For the past half century, America has spent the bulk of its infrastructure money on building highways—only to see that soon, $7 per gallon gasoline prices will lead to fewer and fewer people using them.
Gasoline prices in America have risen from around $1.80 in 2004 to the current $4 per gallon mark. The most recent surge in pump prices has, in inflation-adjusted dollars, already taken pump prices to a buck a gallon above the record prices seen in 1981 (Chart 1). And in percentage terms, the latest increase is almost twice the increase in oil prices that followed on the heels of supply disruptions after the Iranian Revolution.
Yet as daunting as these price increases have been, there is much more to come. Our updated oil price forecast of $200 per barrel oil by 2010 points to Americans paying as much as $7 per gallon for gasoline within the next two years.
Even the temporary 1979-1981 oil shock led to huge changes in driving behaviour. The prospect of a permanent price regime of $200 per barrel oil should trigger changes that will dwarf the adjustment we saw nearly thirty years ago.
See the paper for all the details of fewer cars, escalating transportation costs, people seeking public transportation, etc.
I won’t offer an opinion on the $200 oil/$7 gasoline projection, as talking about such pinpoint numbers (or even ranges) is the equivalent of trying to hit the bull’s eye on a dartboard while on a boat in very rough seas. But the ensuing analysis of what such prices, if they were to happen, would mean seem to be on the mark, with one glaring exception: There’s no discussion of the electrification of personal transportation.

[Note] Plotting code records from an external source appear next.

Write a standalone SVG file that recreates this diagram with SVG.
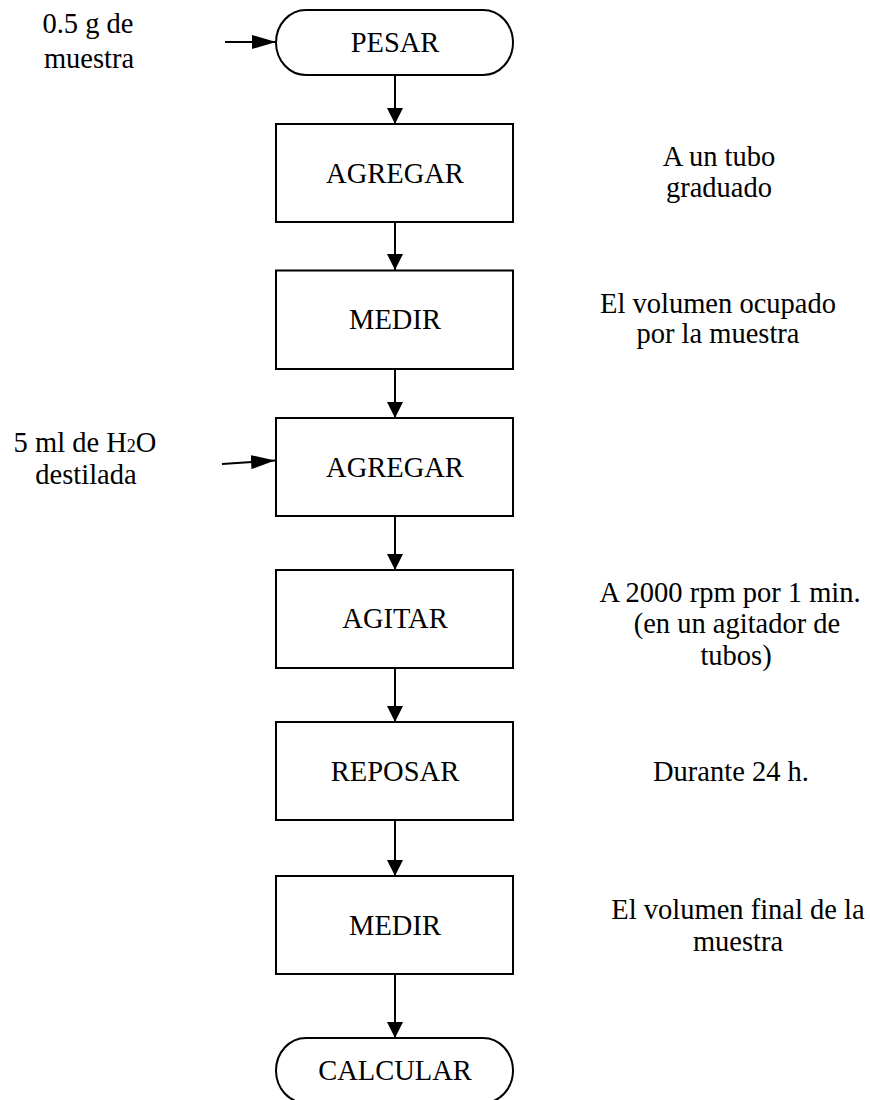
<svg xmlns="http://www.w3.org/2000/svg" width="870" height="1100" viewBox="0 0 870 1100">
<style>
  .shape { fill: #ffffff; stroke: #000000; stroke-width: 2; }
  .lbl { font-size: 28.5px; fill: #000000; text-anchor: middle; }
  .conn { stroke: #000000; stroke-width: 2; fill: none; }
</style>
<defs>
  <marker id="arrV" markerUnits="userSpaceOnUse" markerWidth="16" markerHeight="16" viewBox="0 0 16 16" refX="16" refY="8" orient="auto">
    <path d="M0,0 L16,8 L0,16 Z" fill="#000000"/>
  </marker>
  <marker id="arrH" markerUnits="userSpaceOnUse" markerWidth="24" markerHeight="14" viewBox="0 0 24 14" refX="24" refY="7" orient="auto">
    <path d="M0,0 L24,7 L0,14 Z" fill="#000000"/>
  </marker>
</defs>
<rect width="870" height="1100" fill="#ffffff"/>

<g id="connectors">
  <line class="conn" x1="225" y1="42" x2="276" y2="42" marker-end="url(#arrH)"/>
  <line class="conn" x1="222" y1="464" x2="275" y2="460.5" marker-end="url(#arrH)"/>
  <line class="conn" x1="395" y1="75" x2="395" y2="124" marker-end="url(#arrV)"/>
  <line class="conn" x1="395" y1="222" x2="395" y2="270" marker-end="url(#arrV)"/>
  <line class="conn" x1="395" y1="369" x2="395" y2="418" marker-end="url(#arrV)"/>
  <line class="conn" x1="395" y1="516" x2="395" y2="570" marker-end="url(#arrV)"/>
  <line class="conn" x1="395" y1="668" x2="395" y2="722" marker-end="url(#arrV)"/>
  <line class="conn" x1="395" y1="820" x2="395" y2="876" marker-end="url(#arrV)"/>
  <line class="conn" x1="395" y1="974" x2="395" y2="1038" marker-end="url(#arrV)"/>
</g>

<g font-family="'Liberation Serif', 'Times New Roman', serif">
<g id="n-pesar">
  <rect class="shape" x="276" y="10" width="237" height="65" rx="30" ry="32.5"/>
  <text class="lbl" x="395" y="52">PESAR</text>
</g>
<g id="n-agregar1">
  <rect class="shape" x="276" y="124" width="237" height="98"/>
  <text class="lbl" x="395" y="182.5">AGREGAR</text>
</g>
<g id="n-medir1">
  <rect class="shape" x="276" y="270.5" width="237" height="98.5"/>
  <text class="lbl" x="395" y="329">MEDIR</text>
</g>
<g id="n-agregar2">
  <rect class="shape" x="276" y="418" width="237" height="98"/>
  <text class="lbl" x="395" y="476.5">AGREGAR</text>
</g>
<g id="n-agitar">
  <rect class="shape" x="276" y="570" width="237" height="98"/>
  <text class="lbl" x="395" y="628">AGITAR</text>
</g>
<g id="n-reposar">
  <rect class="shape" x="276" y="722" width="237" height="98"/>
  <text class="lbl" x="395" y="780.5">REPOSAR</text>
</g>
<g id="n-medir2">
  <rect class="shape" x="276" y="876" width="237" height="98"/>
  <text class="lbl" x="395" y="934.5">MEDIR</text>
</g>
<g id="n-calcular">
  <rect class="shape" x="276" y="1038" width="237" height="65" rx="30" ry="32.5"/>
  <text class="lbl" x="395" y="1080">CALCULAR</text>
</g>

<g id="notes">
  <text class="lbl" x="88" y="33">0.5 g de</text>
  <text class="lbl" x="89" y="68">muestra</text>
  <text class="lbl" x="85" y="452">5 ml de H<tspan font-size="18">2</tspan>O</text>
  <text class="lbl" x="86" y="484">destilada</text>
  <text class="lbl" x="719" y="166">A un tubo</text>
  <text class="lbl" x="719" y="197">graduado</text>
  <text class="lbl" x="718" y="313">El volumen ocupado</text>
  <text class="lbl" x="718" y="343">por la muestra</text>
  <text class="lbl" x="730" y="602">A 2000 rpm por 1 min.</text>
  <text class="lbl" x="737" y="633">(en un agitador de</text>
  <text class="lbl" x="736" y="665">tubos)</text>
  <text class="lbl" x="731" y="780.5">Durante 24 h.</text>
  <text class="lbl" x="738" y="919">El volumen final de la</text>
  <text class="lbl" x="738" y="951">muestra</text>
</g>
</g>
</svg>
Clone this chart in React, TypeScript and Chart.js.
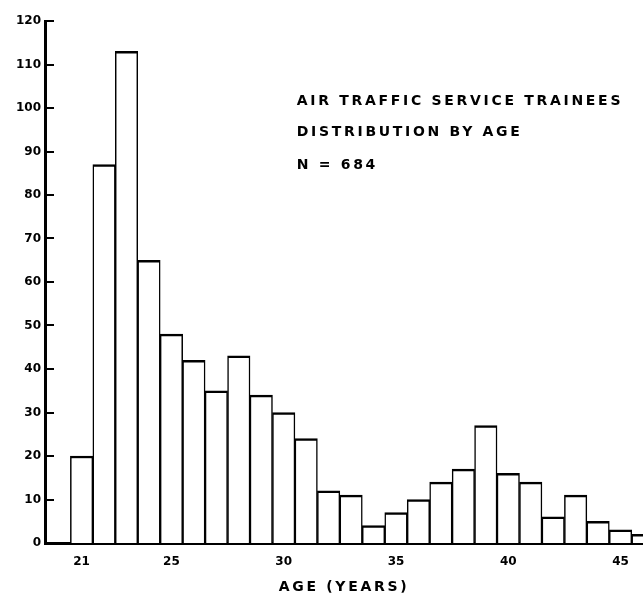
import { useEffect, useRef } from 'react';
import { Chart, registerables } from 'chart.js';

Chart.register(...registerables);

// Age bins (years) and number of trainees in each bin
const ages = [21, 22, 23, 24, 25, 26, 27, 28, 29, 30, 31, 32, 33, 34, 35, 36, 37, 38, 39, 40, 41, 42, 43, 44, 45, 46];
const counts = [20, 87, 113, 65, 48, 42, 35, 43, 34, 30, 24, 12, 11, 4, 7, 10, 14, 17, 27, 16, 14, 6, 11, 5, 3, 2];

const yTicks = [0, 10, 20, 30, 40, 50, 60, 70, 80, 90, 100, 110, 120];
const xTicks = [21, 25, 30, 35, 40, 45];

const titleLines = ['AIR TRAFFIC SERVICE TRAINEES', 'DISTRIBUTION BY AGE', 'N = 684'];
const xAxisTitle = 'AGE (YEARS)';

const FONT = '"DejaVu Sans", "Liberation Sans", sans-serif';

const decorPlugin = {
  id: 'decor',
  afterDraw(chart: any) {
    const { ctx, chartArea } = chart;
    const x = chart.scales.x;
    const y = chart.scales.y;
    ctx.save();
    // inward tick marks on the y axis
    ctx.strokeStyle = '#000';
    ctx.lineWidth = 2;
    ctx.lineCap = 'butt';
    for (const v of yTicks) {
      if (v === 0) continue;
      const py = Math.round(y.getPixelForValue(v));
      ctx.beginPath();
      ctx.moveTo(chartArea.left, py);
      ctx.lineTo(chartArea.left + 9, py);
      ctx.stroke();
    }
    // annotation block
    ctx.fillStyle = '#000';
    ctx.font = `bold 14px ${FONT}`;
    (ctx as any).letterSpacing = '2.7px';
    ctx.textAlign = 'left';
    ctx.textBaseline = 'middle';
    const textX = x.getPixelForValue(30.58);
    const lineVals = [101.6, 94.3, 86.9];
    titleLines.forEach((t, i) => {
      ctx.fillText(t, textX, y.getPixelForValue(lineVals[i]));
    });
    // x axis title
    ctx.textAlign = 'center';
    ctx.fillText(xAxisTitle, (chartArea.left + chartArea.right) / 2, chart.height - 7.5);
    ctx.restore();
  },
};

export default function App() {
  const ref = useRef<HTMLCanvasElement>(null);

  useEffect(() => {
    document.body.style.margin = '0';
    const canvas = ref.current!;
    const chart = new Chart(canvas, {
      type: 'bar',
      data: {
        datasets: [
          {
            data: ages.map((a, i) => ({ x: a, y: counts[i] })),
            backgroundColor: '#fff',
            borderColor: '#000',
            borderWidth: { top: 2.5, left: 1.5, right: 1.5, bottom: 0 },
            borderSkipped: 'start',
            barPercentage: 1,
            categoryPercentage: 1,
          },
        ],
      },
      plugins: [decorPlugin],
      options: {
        animation: false,
        responsive: false,
        devicePixelRatio: 1,
        layout: { padding: { top: 21, left: 0, right: 0, bottom: 0 } },
        plugins: {
          legend: { display: false },
          tooltip: { enabled: false },
          title: { display: false },
        },
        scales: {
          x: {
            type: 'linear',
            min: 19.37,
            max: 46.0,
            offset: false,
            grid: { display: false, drawTicks: false, offset: false },
            border: { display: true, color: '#000', width: 3 },
            afterBuildTicks: (s: any) => {
              s.ticks = xTicks.map((v) => ({ value: v }));
            },
            ticks: {
              color: '#000',
              font: { family: FONT, weight: 'bold', size: 12 },
              padding: 12,
              maxRotation: 0,
              autoSkip: false,
            },
            afterFit: (s: any) => {
              s.height = 52;
            },
          },
          y: {
            min: 0,
            max: 120,
            grid: { display: false, drawTicks: false },
            border: { display: true, color: '#000', width: 3 },
            afterBuildTicks: (s: any) => {
              s.ticks = yTicks.map((v) => ({ value: v }));
            },
            ticks: {
              color: '#000',
              font: { family: FONT, weight: 'bold', size: 12 },
              padding: 4,
            },
            afterFit: (s: any) => {
              s.width = 45;
            },
          },
        },
      } as any,
    });
    return () => chart.destroy();
  }, []);

  return (
    <div style={{ width: 643, height: 595 }}>
      <canvas ref={ref} width={643} height={595} style={{ display: 'block' }} />
    </div>
  );
}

Given that this paper is only talking about the years 2010 to 2012, for the most part, this seems reasonable–EV’s and PHEV’s will account for an infinitesimal share of the vehicles on the road in that time frame. But we’re very likely to see an “adjustment to the adjustment” once several mainstream companies have such cars in their showrooms (around 2009/2010) and production ramps up (likely by 2012). The per-mile cost of fueling an EV or PHEV is so much less than putting gasoline into even a Prius that they will be an economic game-changer all by themselves. Add in the virtually certain government support for residential solar PV panels, and suddenly you have many people in single-family homes (i.e. those with control over their own roof) using solar power from government subsidized hardware to partially offset the cost of recharging their plug-in Prius or Volt or iMiEV or whatever.
If there is an accelerated rate of retirement of gas guzzlers (like my Scion xA, as perceived in 2012 or 2015), combined with the people who have the longest drives flocking to EV’s and PHEV’s, we could see a higher than expected portion of vehicle miles fueled with electrons instead of hydrocarbons. And that, in turn, will reduce the incentive to make sweeping societal level changes.
In other words, we’re headed for not one major wrenching change, but a long, interrelated cascade of them, all triggered by much higher oil prices, that will pull different consumers, businesses, and institutions in different directions at various times.
And for the record, I wouldn’t bet against $7/gallon US gasoline in two years.